Partial answer:
Let's sort out some stuff first.
If I understand you correctly, OpenWRT is running on the MPU (MT7688). The MPU sees the MCU (ATmega) behind the UART, and the MPU has an USB controller to which a generic USB HID keyboard is connected.
In the kernel, key presses then travel through the following layers:
keyboard -> USB -> HID -> input
So the keyboard sends USB packets as "interrupts", which contain HID report data. The HID data is described in the HID descriptor, and for keyboards, usually you have the one modifier byte and up to six simultaneous keypresses. But other formats are possible. You can read raw hid reports from /dev/hidrawX. The HID reports are converted by to kernel input layer events, which contain a single keypress/release, and those are the ones you read from /dev/input/event0.
Nothing of this has anything to do with the UART, or the ATmega behind it.
Now there are ways to connect a HID device via other busses to the kernel layer, instead of via USB. For example over I2C, or over the UART.
Is that what you want? This again has nothing to do with the presence of the USB-keyboard events on /dev/input/event0.
Another option is to invent your own private protocol, whatever you fancy, run one side on the the ATmega, and run a little C program that registers a new input-layer device via uinput, reads the UART, and then sends the input layer event.
Is that what you want? Again it has nothing to do with the presence of USB-keyboard events on /dev/input/event0, or with forwarding those events to the UART.
Or do you want to take the keyboard events from the MPU, send them to the ATmega, process them there, then send them back and have them act as real input events? That's of course possible, though then you have to ask yourself why you don't do this processing on the MPU in the first place.
So please describe your actual goal. At the moment, it's a bit unclear. You can fiddle with the Linux input layer, you can fiddle with the Linux HID layer, you can inject events into both layers, and do everything you want. The formats are not particularly difficult. You just must be specific about what you want.

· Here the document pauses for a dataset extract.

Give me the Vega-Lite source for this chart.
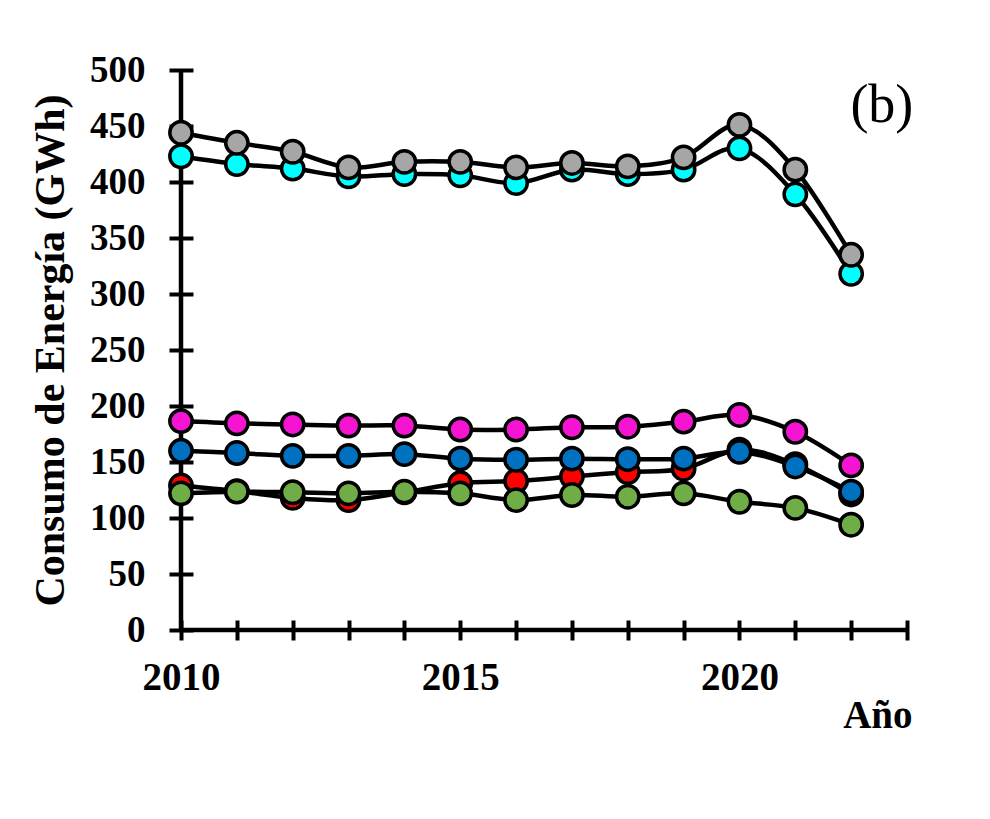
{
  "$schema": "https://vega.github.io/schema/vega-lite/v6.json",
  "width": 726,
  "height": 560,
  "autosize": {"type": "none"},
  "padding": {"left": 181, "top": 70, "right": 83, "bottom": 189},
  "background": "white",
  "config": {"view": {"stroke": null}},
  "datasets": {
    "series": [
      {"serie": "S1", "anio": 2010, "valor": 129}, {"serie": "S1", "anio": 2011, "valor": 124}, {"serie": "S1", "anio": 2012, "valor": 118}, {"serie": "S1", "anio": 2013, "valor": 116}, {"serie": "S1", "anio": 2014, "valor": 123}, {"serie": "S1", "anio": 2015, "valor": 131}, {"serie": "S1", "anio": 2016, "valor": 133}, {"serie": "S1", "anio": 2017, "valor": 137}, {"serie": "S1", "anio": 2018, "valor": 141}, {"serie": "S1", "anio": 2019, "valor": 144}, {"serie": "S1", "anio": 2020, "valor": 161}, {"serie": "S1", "anio": 2021, "valor": 148}, {"serie": "S1", "anio": 2022, "valor": 121},
      {"serie": "S2", "anio": 2010, "valor": 122}, {"serie": "S2", "anio": 2011, "valor": 123.5}, {"serie": "S2", "anio": 2012, "valor": 123}, {"serie": "S2", "anio": 2013, "valor": 122}, {"serie": "S2", "anio": 2014, "valor": 123.5}, {"serie": "S2", "anio": 2015, "valor": 122}, {"serie": "S2", "anio": 2016, "valor": 116}, {"serie": "S2", "anio": 2017, "valor": 120.5}, {"serie": "S2", "anio": 2018, "valor": 119}, {"serie": "S2", "anio": 2019, "valor": 122}, {"serie": "S2", "anio": 2020, "valor": 114.5}, {"serie": "S2", "anio": 2021, "valor": 109}, {"serie": "S2", "anio": 2022, "valor": 94},
      {"serie": "S3", "anio": 2010, "valor": 423}, {"serie": "S3", "anio": 2011, "valor": 416}, {"serie": "S3", "anio": 2012, "valor": 412}, {"serie": "S3", "anio": 2013, "valor": 405}, {"serie": "S3", "anio": 2014, "valor": 407}, {"serie": "S3", "anio": 2015, "valor": 406}, {"serie": "S3", "anio": 2016, "valor": 399}, {"serie": "S3", "anio": 2017, "valor": 411}, {"serie": "S3", "anio": 2018, "valor": 407}, {"serie": "S3", "anio": 2019, "valor": 411}, {"serie": "S3", "anio": 2020, "valor": 430}, {"serie": "S3", "anio": 2021, "valor": 389}, {"serie": "S3", "anio": 2022, "valor": 318},
      {"serie": "S4", "anio": 2010, "valor": 444}, {"serie": "S4", "anio": 2011, "valor": 435}, {"serie": "S4", "anio": 2012, "valor": 427}, {"serie": "S4", "anio": 2013, "valor": 413}, {"serie": "S4", "anio": 2014, "valor": 418}, {"serie": "S4", "anio": 2015, "valor": 418}, {"serie": "S4", "anio": 2016, "valor": 413}, {"serie": "S4", "anio": 2017, "valor": 417}, {"serie": "S4", "anio": 2018, "valor": 414}, {"serie": "S4", "anio": 2019, "valor": 422}, {"serie": "S4", "anio": 2020, "valor": 451}, {"serie": "S4", "anio": 2021, "valor": 411}, {"serie": "S4", "anio": 2022, "valor": 335},
      {"serie": "S5", "anio": 2010, "valor": 160}, {"serie": "S5", "anio": 2011, "valor": 158}, {"serie": "S5", "anio": 2012, "valor": 155.5}, {"serie": "S5", "anio": 2013, "valor": 155.5}, {"serie": "S5", "anio": 2014, "valor": 157}, {"serie": "S5", "anio": 2015, "valor": 153}, {"serie": "S5", "anio": 2016, "valor": 152}, {"serie": "S5", "anio": 2017, "valor": 153}, {"serie": "S5", "anio": 2018, "valor": 152.5}, {"serie": "S5", "anio": 2019, "valor": 153}, {"serie": "S5", "anio": 2020, "valor": 159}, {"serie": "S5", "anio": 2021, "valor": 146}, {"serie": "S5", "anio": 2022, "valor": 123.5},
      {"serie": "S6", "anio": 2010, "valor": 186.5}, {"serie": "S6", "anio": 2011, "valor": 184.5}, {"serie": "S6", "anio": 2012, "valor": 183.5}, {"serie": "S6", "anio": 2013, "valor": 182.5}, {"serie": "S6", "anio": 2014, "valor": 182.5}, {"serie": "S6", "anio": 2015, "valor": 179}, {"serie": "S6", "anio": 2016, "valor": 179}, {"serie": "S6", "anio": 2017, "valor": 181}, {"serie": "S6", "anio": 2018, "valor": 181.5}, {"serie": "S6", "anio": 2019, "valor": 186}, {"serie": "S6", "anio": 2020, "valor": 192}, {"serie": "S6", "anio": 2021, "valor": 177}, {"serie": "S6", "anio": 2022, "valor": 147}
    ],
    "etiqueta": [{"texto": "(b)", "x": 2022.55, "y": 468}],
    "ejes": [{"x0": 2010, "x1": 2023, "y0": 0, "y1": 500}]
  },
  "layer": [
    {
      "data": {"name": "ejes"},
      "mark": {"type": "rule", "stroke": "black", "strokeWidth": 4.5},
      "encoding": {
        "x": {"field": "x0", "type": "quantitative", "scale": {"domain": [2010, 2023], "nice": false, "zero": false}},
        "y": {"field": "y0", "type": "quantitative", "scale": {"domain": [0, 500], "nice": false}},
        "y2": {"field": "y1"}
      }
    },
    {
      "data": {"name": "ejes"},
      "mark": {"type": "rule", "stroke": "black", "strokeWidth": 4.5},
      "encoding": {
        "x": {"field": "x0", "type": "quantitative"},
        "x2": {"field": "x1"},
        "y": {"field": "y0", "type": "quantitative"}
      }
    },
    {
      "data": {"name": "series"},
      "mark": {"type": "line", "interpolate": "cardinal", "stroke": "black", "strokeWidth": 4.5},
      "encoding": {
        "x": {
          "field": "anio", "type": "quantitative",
          "scale": {"domain": [2010, 2023], "nice": false, "zero": false},
          "axis": {
            "orient": "bottom",
            "offset": -10,
            "values": [2010, 2011, 2012, 2013, 2014, 2015, 2016, 2017, 2018, 2019, 2020, 2021, 2022, 2023],
            "format": "d",
            "labelExpr": "datum.value == 2010 || datum.value == 2015 || datum.value == 2020 ? datum.label : ''",
            "labelFont": "Liberation Serif", "labelFontWeight": "bold", "labelFontSize": 39, "labelColor": "black",
            "labelPadding": 18, "labelFlush": false, "labelOverlap": false,
            "tickSize": 20, "tickWidth": 4, "tickColor": "black",
            "domain": false, "grid": false,
            "title": "Año", "titleFont": "Liberation Serif", "titleFontWeight": "bold", "titleFontSize": 39, "titleColor": "black",
            "titleAnchor": "end", "titleAlign": "right", "titleBaseline": "alphabetic", "titleX": 731, "titleY": 107
          }
        },
        "y": {
          "field": "valor", "type": "quantitative",
          "scale": {"domain": [0, 500], "nice": false},
          "axis": {
            "orient": "left",
            "offset": -12,
            "values": [0, 50, 100, 150, 200, 250, 300, 350, 400, 450, 500],
            "labelFont": "Liberation Serif", "labelFontWeight": "bold", "labelFontSize": 37, "labelColor": "black",
            "labelPadding": 24, "labelFlush": false, "labelOverlap": false,
            "tickSize": 24, "tickWidth": 4, "tickColor": "black",
            "domain": false, "grid": false,
            "title": "Consumo de Energía (GWh)", "titleFont": "Liberation Serif", "titleFontWeight": "bold", "titleFontSize": 42, "titleColor": "black",
            "titleBaseline": "alphabetic", "titleX": -130, "titleAngle": -90
          }
        },
        "detail": {"field": "serie", "type": "nominal"}
      }
    },
    {
      "data": {"name": "series"},
      "mark": {"type": "point", "shape": "circle", "filled": true, "size": 500, "stroke": "black", "strokeWidth": 3.5, "opacity": 1},
      "encoding": {
        "x": {"field": "anio", "type": "quantitative"},
        "y": {"field": "valor", "type": "quantitative"},
        "fill": {
          "field": "serie", "type": "nominal",
          "scale": {"domain": ["S1", "S2", "S3", "S4", "S5", "S6"], "range": ["#FF0000", "#70AD47", "#00FFFF", "#A6A6A6", "#0070C0", "#F514D2"]},
          "legend": null
        }
      }
    },
    {
      "data": {"name": "etiqueta"},
      "mark": {"type": "text", "font": "Liberation Serif", "fontSize": 54, "color": "black", "align": "center", "baseline": "middle"},
      "encoding": {
        "x": {"field": "x", "type": "quantitative"},
        "y": {"field": "y", "type": "quantitative"},
        "text": {"field": "texto"}
      }
    }
  ]
}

Modify the Arduino keyboard class to be able to send KeyReports the way I want with the raw data received from OpenWRT
doesn't make a lot of sense. There is no "Arduino keyboard class" in the kernel layer. If you are using a an "Arduino keyboard class" as part of your development system, please link to it. And it probably won't help you a lot, you'll need to understand the other formats (HID report, input layer event) as well.
Edit
So to recap (the next time you ask a problem, please describe it in a similar way. Also have a look at the problem with XY questions):
You want to have an intermediary device between a USB keyboard and some other computer, where the other computer should just see an ordinary keyboard, and on the device you can do keylogging, trigger other events etc. (You still haven't specified if it is necessary that this intermediary device is actual hardware, or if it is also possible to install something on the PC that will either help with the task, or do the extra processing of the keyboard events.)
For that, you wanted to use a Linkit board. The MPU on the Linkit board acts as USB host to the keyboard. It is connected via an UART to the MCU (an ATmega), which itself can act as a USB HID device, which in turn can be connected to the other PC.
To act as a USB HID device, the MCU needs to do three things: It has to have a HID descriptor which describes the reports, it needs to send out HID keyboard press reports, and it needs to react to HID reports from the PC to set keyboard LEDs etc. I'll assume you have a library for the ATmega which handles all that for you.
The simplest approach is to just copy the HID descriptor from the real USB keyboard. You can find the HID descriptor in human-readable form in /sys/kernel/debug/hid/DEVICE_ID/rdesc, where DEVICE_ID identifies your keyboard. Either parse the hexadecimal at the beginning of it, or find out if there are ioctl's where you can get this information directly.
Then you need small program on the MPU which uses an ad-hoc protocol to communicate with the ATmega. It has to do the following: (1) If an USB hid device connects, read and parse the HID descriptor, send HID descriptor to ATmega. (2) Now enter a loop and forward HID reports from /dev/hidrawN, where N is the number for the keyboard via UART, and also write HID reports received from the UART to /dev/hidrawN. (3) Send an "exit" message if the USB keyboard disconnects.
On the ATmega, you need a small program which that implements the other side, using the available HID library.
You can choose on which side to implement the key logging etc.
Simultaneous keypresses, caps lock etc. are all automatically handled by forwarding the HID reports.
/dev/input/event0, you are not getting the raw HID reports, but already-processed Linuxinput events. This page has a nice concise description of USB HID keyboard report structure. Tools like wireshark can also capture and analyze USB traffic: you may want to capture the USB traffic from a real keyboard at a very low level, and then examine the results in order to mimic it.